#### The problem:
With pictures left out, retype the lines from the start of the records through the one that contains "line_width=2, line_color=INK)".

··· Source data ···

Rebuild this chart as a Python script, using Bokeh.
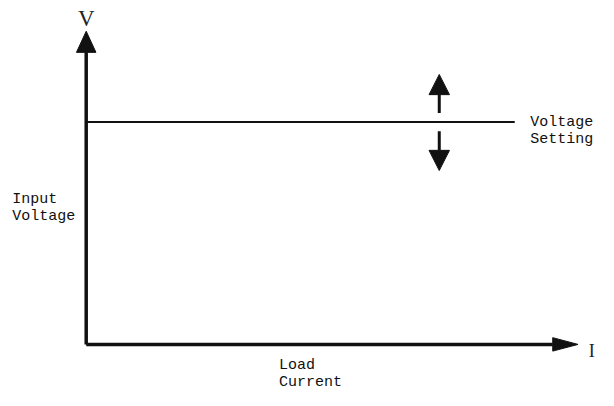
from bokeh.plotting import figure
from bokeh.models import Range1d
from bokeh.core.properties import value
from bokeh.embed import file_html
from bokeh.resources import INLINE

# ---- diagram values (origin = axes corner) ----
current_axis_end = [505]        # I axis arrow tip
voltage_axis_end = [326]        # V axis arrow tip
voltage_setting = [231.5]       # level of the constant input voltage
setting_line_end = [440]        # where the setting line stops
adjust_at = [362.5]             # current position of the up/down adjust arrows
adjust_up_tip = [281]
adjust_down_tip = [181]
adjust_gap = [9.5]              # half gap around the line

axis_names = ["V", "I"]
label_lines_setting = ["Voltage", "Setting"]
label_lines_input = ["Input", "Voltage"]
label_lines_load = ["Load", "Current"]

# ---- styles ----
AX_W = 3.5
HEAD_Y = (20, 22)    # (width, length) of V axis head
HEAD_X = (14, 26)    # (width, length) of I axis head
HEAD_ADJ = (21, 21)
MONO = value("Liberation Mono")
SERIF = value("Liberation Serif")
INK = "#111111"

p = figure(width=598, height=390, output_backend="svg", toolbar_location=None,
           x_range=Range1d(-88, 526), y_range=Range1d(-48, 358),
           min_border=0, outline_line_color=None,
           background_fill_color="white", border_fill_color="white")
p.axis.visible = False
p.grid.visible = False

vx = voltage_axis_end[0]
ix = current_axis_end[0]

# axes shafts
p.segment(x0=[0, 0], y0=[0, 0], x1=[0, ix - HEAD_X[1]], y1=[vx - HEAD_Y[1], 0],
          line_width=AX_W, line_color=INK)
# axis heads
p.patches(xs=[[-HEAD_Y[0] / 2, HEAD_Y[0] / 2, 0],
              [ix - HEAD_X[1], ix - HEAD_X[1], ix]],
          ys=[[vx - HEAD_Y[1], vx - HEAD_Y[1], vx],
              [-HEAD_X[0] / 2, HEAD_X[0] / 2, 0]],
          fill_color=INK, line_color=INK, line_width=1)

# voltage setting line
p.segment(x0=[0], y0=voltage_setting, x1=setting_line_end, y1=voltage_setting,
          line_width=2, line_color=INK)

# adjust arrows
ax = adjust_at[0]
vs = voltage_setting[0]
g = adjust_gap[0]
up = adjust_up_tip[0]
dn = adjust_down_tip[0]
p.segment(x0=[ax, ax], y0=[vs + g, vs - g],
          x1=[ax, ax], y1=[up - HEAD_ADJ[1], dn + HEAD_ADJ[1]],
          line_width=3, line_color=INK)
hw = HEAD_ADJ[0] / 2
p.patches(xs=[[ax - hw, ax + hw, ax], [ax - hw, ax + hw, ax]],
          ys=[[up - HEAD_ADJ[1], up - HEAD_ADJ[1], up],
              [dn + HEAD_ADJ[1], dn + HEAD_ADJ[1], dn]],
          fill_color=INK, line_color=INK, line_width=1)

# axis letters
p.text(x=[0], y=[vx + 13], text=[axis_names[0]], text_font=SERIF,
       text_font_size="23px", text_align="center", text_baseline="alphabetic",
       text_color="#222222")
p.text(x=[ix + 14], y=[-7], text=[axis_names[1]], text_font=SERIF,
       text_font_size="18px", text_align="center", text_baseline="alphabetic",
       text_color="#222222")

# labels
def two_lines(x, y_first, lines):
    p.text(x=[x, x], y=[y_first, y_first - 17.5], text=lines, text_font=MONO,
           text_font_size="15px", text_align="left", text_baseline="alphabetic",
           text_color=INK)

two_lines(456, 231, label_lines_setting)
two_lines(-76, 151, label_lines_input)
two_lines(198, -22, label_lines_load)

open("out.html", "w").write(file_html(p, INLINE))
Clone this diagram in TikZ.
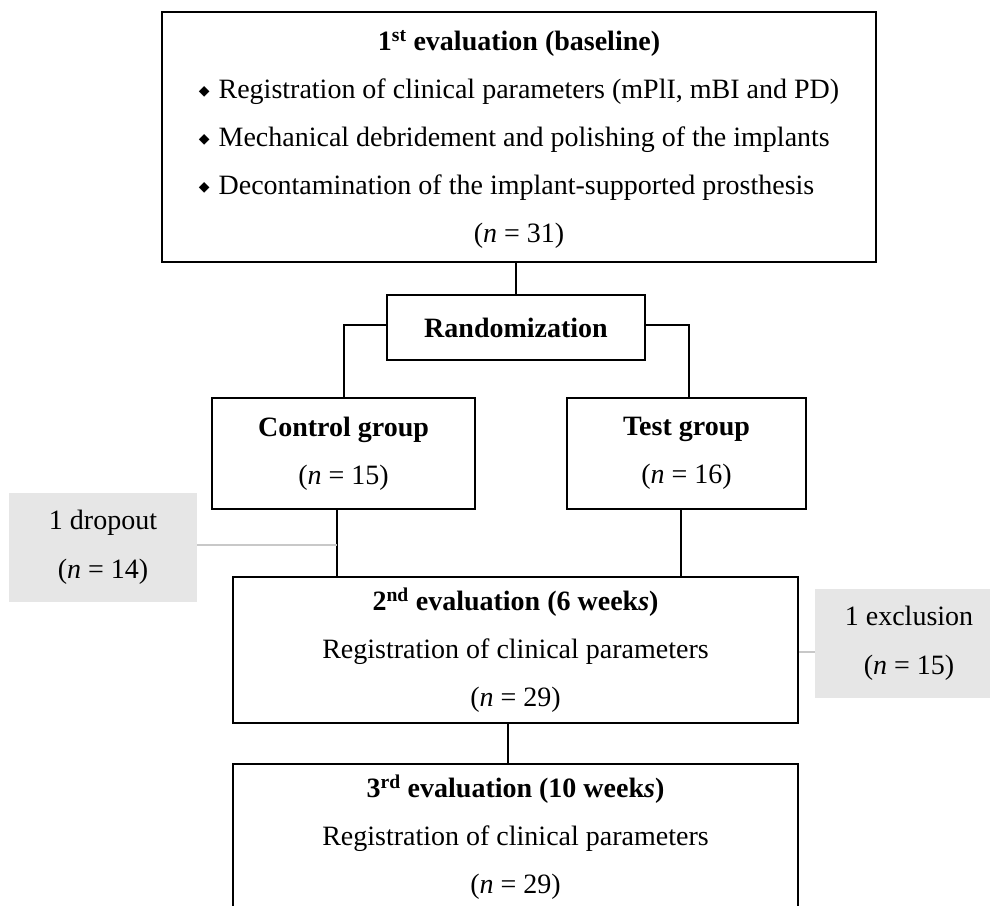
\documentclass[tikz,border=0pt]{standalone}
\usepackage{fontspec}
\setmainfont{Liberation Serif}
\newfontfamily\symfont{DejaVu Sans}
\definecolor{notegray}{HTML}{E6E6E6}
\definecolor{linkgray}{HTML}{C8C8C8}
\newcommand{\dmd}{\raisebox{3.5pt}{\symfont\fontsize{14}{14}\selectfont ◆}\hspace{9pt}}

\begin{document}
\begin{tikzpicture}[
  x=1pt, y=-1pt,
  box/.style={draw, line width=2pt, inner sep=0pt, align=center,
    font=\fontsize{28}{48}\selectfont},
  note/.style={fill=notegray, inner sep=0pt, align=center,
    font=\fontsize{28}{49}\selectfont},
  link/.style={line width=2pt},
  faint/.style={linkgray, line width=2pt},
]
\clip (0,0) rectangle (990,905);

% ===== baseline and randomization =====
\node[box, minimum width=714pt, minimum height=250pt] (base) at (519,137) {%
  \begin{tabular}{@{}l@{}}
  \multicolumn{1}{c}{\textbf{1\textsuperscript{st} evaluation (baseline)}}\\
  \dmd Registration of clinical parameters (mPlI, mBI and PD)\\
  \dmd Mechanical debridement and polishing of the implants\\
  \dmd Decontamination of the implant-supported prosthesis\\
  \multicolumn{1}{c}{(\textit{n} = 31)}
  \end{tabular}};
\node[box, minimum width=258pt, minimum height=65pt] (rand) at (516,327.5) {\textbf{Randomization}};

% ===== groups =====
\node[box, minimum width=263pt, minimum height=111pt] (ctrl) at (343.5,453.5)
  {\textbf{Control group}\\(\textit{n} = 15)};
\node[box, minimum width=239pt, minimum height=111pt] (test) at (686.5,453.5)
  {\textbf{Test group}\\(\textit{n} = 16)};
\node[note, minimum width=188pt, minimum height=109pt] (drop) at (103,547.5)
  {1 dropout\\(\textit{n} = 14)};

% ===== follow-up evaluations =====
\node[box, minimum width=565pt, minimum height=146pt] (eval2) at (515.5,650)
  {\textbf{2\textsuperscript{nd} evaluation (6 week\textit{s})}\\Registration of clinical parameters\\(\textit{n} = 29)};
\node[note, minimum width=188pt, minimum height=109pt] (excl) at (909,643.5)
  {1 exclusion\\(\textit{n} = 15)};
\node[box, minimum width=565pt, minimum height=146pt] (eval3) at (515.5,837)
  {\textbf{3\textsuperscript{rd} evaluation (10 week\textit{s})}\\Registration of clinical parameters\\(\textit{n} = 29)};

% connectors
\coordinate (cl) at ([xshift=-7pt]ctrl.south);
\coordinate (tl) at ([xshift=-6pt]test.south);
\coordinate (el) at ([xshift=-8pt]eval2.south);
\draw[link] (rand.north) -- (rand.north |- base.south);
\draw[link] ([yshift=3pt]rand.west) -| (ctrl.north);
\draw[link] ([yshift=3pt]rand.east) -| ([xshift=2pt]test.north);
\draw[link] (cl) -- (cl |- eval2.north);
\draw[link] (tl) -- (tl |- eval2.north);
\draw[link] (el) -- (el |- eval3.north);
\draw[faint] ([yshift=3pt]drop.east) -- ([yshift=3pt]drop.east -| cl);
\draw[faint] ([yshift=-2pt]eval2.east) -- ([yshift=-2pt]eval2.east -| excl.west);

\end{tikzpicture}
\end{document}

···

#### Result of this task:
Rebuild this chart as a Python script, using Bokeh.
from bokeh.plotting import figure
from bokeh.models import Range1d
from bokeh.core.properties import value
from bokeh.embed import file_html
from bokeh.resources import INLINE

# ---- diagram values (origin = axes corner) ----
current_axis_end = [505]        # I axis arrow tip
voltage_axis_end = [326]        # V axis arrow tip
voltage_setting = [231.5]       # level of the constant input voltage
setting_line_end = [440]        # where the setting line stops
adjust_at = [362.5]             # current position of the up/down adjust arrows
adjust_up_tip = [281]
adjust_down_tip = [181]
adjust_gap = [9.5]              # half gap around the line

axis_names = ["V", "I"]
label_lines_setting = ["Voltage", "Setting"]
label_lines_input = ["Input", "Voltage"]
label_lines_load = ["Load", "Current"]

# ---- styles ----
AX_W = 3.5
HEAD_Y = (20, 22)    # (width, length) of V axis head
HEAD_X = (14, 26)    # (width, length) of I axis head
HEAD_ADJ = (21, 21)
MONO = value("Liberation Mono")
SERIF = value("Liberation Serif")
INK = "#111111"

p = figure(width=598, height=390, output_backend="svg", toolbar_location=None,
           x_range=Range1d(-88, 526), y_range=Range1d(-48, 358),
           min_border=0, outline_line_color=None,
           background_fill_color="white", border_fill_color="white")
p.axis.visible = False
p.grid.visible = False

vx = voltage_axis_end[0]
ix = current_axis_end[0]

# axes shafts
p.segment(x0=[0, 0], y0=[0, 0], x1=[0, ix - HEAD_X[1]], y1=[vx - HEAD_Y[1], 0],
          line_width=AX_W, line_color=INK)
# axis heads
p.patches(xs=[[-HEAD_Y[0] / 2, HEAD_Y[0] / 2, 0],
              [ix - HEAD_X[1], ix - HEAD_X[1], ix]],
          ys=[[vx - HEAD_Y[1], vx - HEAD_Y[1], vx],
              [-HEAD_X[0] / 2, HEAD_X[0] / 2, 0]],
          fill_color=INK, line_color=INK, line_width=1)

# voltage setting line
p.segment(x0=[0], y0=voltage_setting, x1=setting_line_end, y1=voltage_setting,
          line_width=2, line_color=INK)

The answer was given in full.